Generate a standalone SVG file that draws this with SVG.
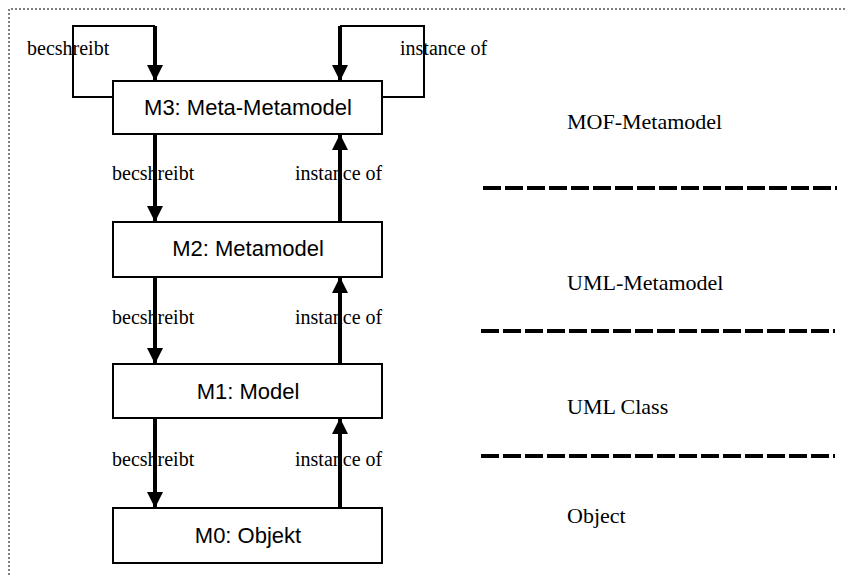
<svg xmlns="http://www.w3.org/2000/svg" width="845" height="575" viewBox="0 0 845 575">
<style>
.frame{fill:none;stroke:#000;stroke-width:1;stroke-dasharray:2 2}
.box{fill:#fff;stroke:#000;stroke-width:2}
.nt{font-family:"Liberation Sans",Arial,sans-serif;font-size:22px;text-anchor:middle;fill:#000}
.lbl{font-family:"Liberation Serif","Times New Roman",serif;font-size:20px;fill:#000}
.lay{font-family:"Liberation Serif","Times New Roman",serif;font-size:22px;fill:#000}
.thin{fill:none;stroke:#000;stroke-width:2}
.arr{fill:none;stroke:#000;stroke-width:4;marker-end:url(#ah)}
.sep{fill:none;stroke:#000;stroke-width:4;stroke-dasharray:18 4}
</style>
<defs>
<marker id="ah" markerUnits="userSpaceOnUse" viewBox="0 0 16 16" refX="16" refY="8" markerWidth="16" markerHeight="16" orient="auto">
<path d="M0,0 L16,8 L0,16 Z" fill="#000"/>
</marker>
</defs>
<rect width="845" height="575" fill="#fff"/>
<path class="frame" d="M9,575 L9,9 L845,9"/>
<g id="connectors">
<path class="thin" d="M113,97 L73,97 L73,26 L155,26"/>
<path class="arr" d="M155,26 L155,81"/>
<path class="thin" d="M382,97 L424,97 L424,26 L340,26"/>
<path class="arr" d="M340,26 L340,81"/>
<path class="arr" d="M155,134 L155,222"/>
<path class="arr" d="M340,222 L340,134"/>
<path class="arr" d="M155,277 L155,364"/>
<path class="arr" d="M340,364 L340,277"/>
<path class="arr" d="M155,418 L155,508"/>
<path class="arr" d="M340,508 L340,418"/>
<text class="lbl" x="27" y="55">becshreibt</text>
<text class="lbl" x="400" y="55">instance of</text>
<text class="lbl" x="112" y="180">becshreibt</text>
<text class="lbl" x="295" y="180">instance of</text>
<text class="lbl" x="112" y="324">becshreibt</text>
<text class="lbl" x="295" y="324">instance of</text>
<text class="lbl" x="112" y="466">becshreibt</text>
<text class="lbl" x="295" y="466">instance of</text>
</g>
<g id="m3">
<rect class="box" x="113" y="81" width="269" height="53"/>
<text class="nt" x="248" y="115">M3: Meta-Metamodel</text>
</g>
<g id="m2">
<rect class="box" x="113" y="222" width="269" height="55"/>
<text class="nt" x="248" y="256">M2: Metamodel</text>
</g>
<g id="m1">
<rect class="box" x="113" y="364" width="269" height="54"/>
<text class="nt" x="248" y="399">M1: Model</text>
</g>
<g id="m0">
<rect class="box" x="113" y="508" width="269" height="55"/>
<text class="nt" x="248" y="543">M0: Objekt</text>
</g>
<g id="layers">
<text class="lay" x="567" y="129">MOF-Metamodel</text>
<path class="sep" d="M483,188 L837,188"/>
<text class="lay" x="567" y="290">UML-Metamodel</text>
<path class="sep" d="M481,331 L835,331"/>
<text class="lay" x="567" y="414">UML Class</text>
<path class="sep" d="M481,456 L835,456"/>
<text class="lay" x="567" y="523">Object</text>
</g>
</svg>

## [OBJECTIVE]
Make an exact copy of the listing above. Do not include the pictures.

## [COMPLETE RESPONSE]
Generate a standalone SVG file that draws this with SVG.
<svg xmlns="http://www.w3.org/2000/svg" width="845" height="575" viewBox="0 0 845 575">
<style>
.frame{fill:none;stroke:#000;stroke-width:1;stroke-dasharray:2 2}
.box{fill:#fff;stroke:#000;stroke-width:2}
.nt{font-family:"Liberation Sans",Arial,sans-serif;font-size:22px;text-anchor:middle;fill:#000}
.lbl{font-family:"Liberation Serif","Times New Roman",serif;font-size:20px;fill:#000}
.lay{font-family:"Liberation Serif","Times New Roman",serif;font-size:22px;fill:#000}
.thin{fill:none;stroke:#000;stroke-width:2}
.arr{fill:none;stroke:#000;stroke-width:4;marker-end:url(#ah)}
.sep{fill:none;stroke:#000;stroke-width:4;stroke-dasharray:18 4}
</style>
<defs>
<marker id="ah" markerUnits="userSpaceOnUse" viewBox="0 0 16 16" refX="16" refY="8" markerWidth="16" markerHeight="16" orient="auto">
<path d="M0,0 L16,8 L0,16 Z" fill="#000"/>
</marker>
</defs>
<rect width="845" height="575" fill="#fff"/>
<path class="frame" d="M9,575 L9,9 L845,9"/>
<g id="connectors">
<path class="thin" d="M113,97 L73,97 L73,26 L155,26"/>
<path class="arr" d="M155,26 L155,81"/>
<path class="thin" d="M382,97 L424,97 L424,26 L340,26"/>
<path class="arr" d="M340,26 L340,81"/>
<path class="arr" d="M155,134 L155,222"/>
<path class="arr" d="M340,222 L340,134"/>
<path class="arr" d="M155,277 L155,364"/>
<path class="arr" d="M340,364 L340,277"/>
<path class="arr" d="M155,418 L155,508"/>
<path class="arr" d="M340,508 L340,418"/>
<text class="lbl" x="27" y="55">becshreibt</text>
<text class="lbl" x="400" y="55">instance of</text>
<text class="lbl" x="112" y="180">becshreibt</text>
<text class="lbl" x="295" y="180">instance of</text>
<text class="lbl" x="112" y="324">becshreibt</text>
<text class="lbl" x="295" y="324">instance of</text>
<text class="lbl" x="112" y="466">becshreibt</text>
<text class="lbl" x="295" y="466">instance of</text>
</g>
<g id="m3">
<rect class="box" x="113" y="81" width="269" height="53"/>
<text class="nt" x="248" y="115">M3: Meta-Metamodel</text>
</g>
<g id="m2">
<rect class="box" x="113" y="222" width="269" height="55"/>
<text class="nt" x="248" y="256">M2: Metamodel</text>
</g>
<g id="m1">
<rect class="box" x="113" y="364" width="269" height="54"/>
<text class="nt" x="248" y="399">M1: Model</text>
</g>
<g id="m0">
<rect class="box" x="113" y="508" width="269" height="55"/>
<text class="nt" x="248" y="543">M0: Objekt</text>
</g>
<g id="layers">
<text class="lay" x="567" y="129">MOF-Metamodel</text>
<path class="sep" d="M483,188 L837,188"/>
<text class="lay" x="567" y="290">UML-Metamodel</text>
<path class="sep" d="M481,331 L835,331"/>
<text class="lay" x="567" y="414">UML Class</text>
<path class="sep" d="M481,456 L835,456"/>
<text class="lay" x="567" y="523">Object</text>
</g>
</svg>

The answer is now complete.